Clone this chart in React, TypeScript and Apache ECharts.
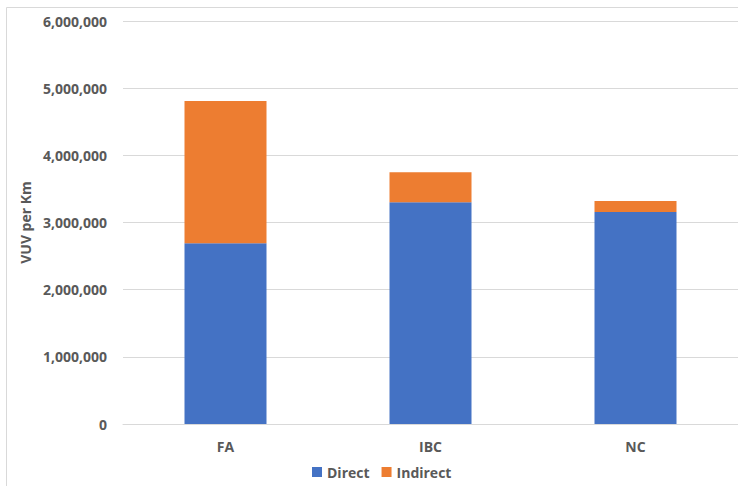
import React, { useEffect, useRef } from "react";
import * as echarts from "echarts";

const categories = ["FA", "IBC", "NC"];
const directValues = [2690000, 3300000, 3155000];
const indirectValues = [2120000, 450000, 165000];
const yTicks = { min: 0, max: 6000000, interval: 1000000 };

export default function App() {
  const ref = useRef<HTMLDivElement>(null);
  useEffect(() => {
    const chart = echarts.init(ref.current!, null, { renderer: "svg" });
    const font = "'Open Sans', Calibri, sans-serif";
    chart.setOption({
      animation: false,
      backgroundColor: "#ffffff",
      grid: { left: 123, right: 0, top: 21, bottom: 62 },
      graphic: [
        {
          type: "rect",
          shape: { x: 6.5, y: 7.5, width: 800, height: 600 },
          style: { fill: "none", stroke: "#D9D9D9", lineWidth: 1 },
          silent: true,
        },
      ],
      legend: {
        top: 465,
        left: 312,
        padding: 0,
        itemWidth: 10,
        itemHeight: 10,
        itemGap: 12,
        icon: "rect",
        textStyle: { color: "#595959", fontSize: 14, fontWeight: "bold", fontFamily: font },
        data: ["Direct", "Indirect"],
      },
      xAxis: {
        type: "category",
        data: categories,
        axisLine: { lineStyle: { color: "#D9D9D9" } },
        axisTick: { show: false },
        axisLabel: { color: "#595959", fontSize: 14, fontWeight: "bold", fontFamily: font, margin: 15 },
      },
      yAxis: {
        type: "value",
        min: yTicks.min,
        max: yTicks.max,
        interval: yTicks.interval,
        name: "VUV per Km",
        nameLocation: "middle",
        nameGap: 82,
        nameRotate: 90,
        nameTextStyle: { color: "#595959", fontSize: 14, fontWeight: "bold", fontFamily: font },
        axisLine: { show: false },
        axisTick: { show: false },
        splitLine: { lineStyle: { color: "#D9D9D9" } },
        axisLabel: {
          color: "#595959",
          fontSize: 14,
          fontWeight: "bold",
          fontFamily: font,
          margin: 16,
          formatter: (v: number) => v.toLocaleString("en-US"),
        },
      },
      series: [
        {
          name: "Direct",
          type: "bar",
          stack: "total",
          barWidth: "40%",
          itemStyle: { color: "#4472C4" },
          data: directValues,
        },
        {
          name: "Indirect",
          type: "bar",
          stack: "total",
          barWidth: "40%",
          itemStyle: { color: "#ED7D31" },
          data: indirectValues,
        },
      ],
    });
    return () => chart.dispose();
  }, []);
  return (
    <div
      ref={ref}
      style={{ position: "absolute", left: 0, top: 0, width: 738, height: 486 }}
    />
  );
}
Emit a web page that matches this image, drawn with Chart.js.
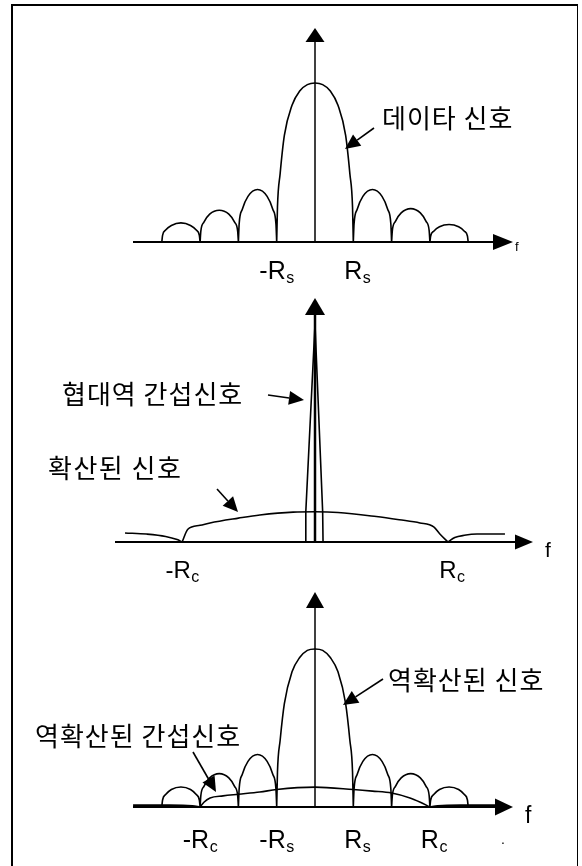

____

§ Exercise directions: Quote in full the listing given above; the images are to be left out.

§ Output below:
Clone this chart in React, TypeScript and Apache ECharts.
import React, { useEffect, useRef } from "react";
import * as echarts from "echarts";

const categories = ["FA", "IBC", "NC"];
const directValues = [2690000, 3300000, 3155000];
const indirectValues = [2120000, 450000, 165000];
const yTicks = { min: 0, max: 6000000, interval: 1000000 };

export default function App() {
  const ref = useRef<HTMLDivElement>(null);
  useEffect(() => {
    const chart = echarts.init(ref.current!, null, { renderer: "svg" });
    const font = "'Open Sans', Calibri, sans-serif";
    chart.setOption({
      animation: false,
      backgroundColor: "#ffffff",
      grid: { left: 123, right: 0, top: 21, bottom: 62 },
      graphic: [
        {
          type: "rect",
          shape: { x: 6.5, y: 7.5, width: 800, height: 600 },
          style: { fill: "none", stroke: "#D9D9D9", lineWidth: 1 },
          silent: true,
        },
      ],
      legend: {
        top: 465,
        left: 312,
        padding: 0,
        itemWidth: 10,
        itemHeight: 10,
        itemGap: 12,
        icon: "rect",
        textStyle: { color: "#595959", fontSize: 14, fontWeight: "bold", fontFamily: font },
        data: ["Direct", "Indirect"],
      },
      xAxis: {
        type: "category",
        data: categories,
        axisLine: { lineStyle: { color: "#D9D9D9" } },
        axisTick: { show: false },
        axisLabel: { color: "#595959", fontSize: 14, fontWeight: "bold", fontFamily: font, margin: 15 },
      },
      yAxis: {
        type: "value",
        min: yTicks.min,
        max: yTicks.max,
        interval: yTicks.interval,
        name: "VUV per Km",
        nameLocation: "middle",
        nameGap: 82,
        nameRotate: 90,
        nameTextStyle: { color: "#595959", fontSize: 14, fontWeight: "bold", fontFamily: font },
        axisLine: { show: false },
        axisTick: { show: false },
        splitLine: { lineStyle: { color: "#D9D9D9" } },
        axisLabel: {
          color: "#595959",
          fontSize: 14,
          fontWeight: "bold",
          fontFamily: font,
          margin: 16,
          formatter: (v: number) => v.toLocaleString("en-US"),
        },
      },
      series: [
        {
          name: "Direct",
          type: "bar",
          stack: "total",
          barWidth: "40%",
          itemStyle: { color: "#4472C4" },
          data: directValues,
        },
        {
          name: "Indirect",
          type: "bar",
          stack: "total",
          barWidth: "40%",
          itemStyle: { color: "#ED7D31" },
          data: indirectValues,
        },
      ],
    });
    return () => chart.dispose();
  }, []);
  return (
    <div
      ref={ref}
      style={{ position: "absolute", left: 0, top: 0, width: 738, height: 486 }}
    />
  );
}
Emit a web page that matches this image, drawn with Chart.js.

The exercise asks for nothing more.